The price of natural gas changed direction and tumbled down during the most of the week. Alas on Thursday, following the release of the updated EIA report, in which the natural gas storage plummeted by 285 Bcf, the price of natural gas spiked by nearly 5%. This rally more than offset the drop in natural gas prices during the rest of the week. Last week’s extraction was more than three times last year’s rate and roughly twice as high as the five year average. The recent rally of natural gas might slowdown due to the weather changes in the US.
The Nymex Henry Hub Future (short term delivery) rose by 1.54% and reached by Friday $4.42/mmbtu – its highest price since July 2011; its average daily change was 0.33%; its weekly average rate was 0.6% above last week’s average rate.
The difference between the NG future and spot prices – future minus spot – shifted from Backwardation to Contango during the previous week.
Natural Gas Charts
The following charts show the changes in Nat-gas future (Nymex Henry Hub) in $/mmbtu during December 16-20.
As you can see in the chart above, the natural gas price (Henry Hub future rate) rallied on Thursday from its fall during the beginning of last week.
In the second chart are the daily percent changes of the Nymex Henry Hub future (short term delivery).
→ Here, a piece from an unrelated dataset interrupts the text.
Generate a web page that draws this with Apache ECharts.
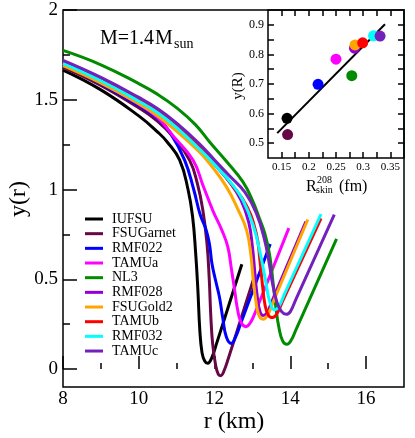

The underground natural gas storage (Billion Cubic Feet) declined again for the fifth time this season during last week by 8.07% or by 285 Bcf; the storage reached 3,248 billion cubic feet for all lower 48 states; the current storage is 7.4% below the 5-year average and is also 13.1% below the storage during the same week in 2012. The recent extraction was much higher than the five year average: During the same week in December 2012 the natural gas injection was 141 Bcf, and the five year average extraction from storage for the same week of December was 82 Bcf. This week’s extraction was mostly due to the eastern consuming region, in which the extraction was 132 Bcf.
Weather and natural gas
The current outlooks are that the temperatures will remain lower than normal levels mainly in the Northeast but also in most regions throughout the U.S. Considering the expected low temperatures for the season; the demand for natural gas in the residential/commercial sector throughout the U.S. is likely to jump the near future. Finally, the heating degrees days are estimated to be slightly lower than normal but higher than last year’s. These factors could also keep the natural gas prices above the $4.4 mark.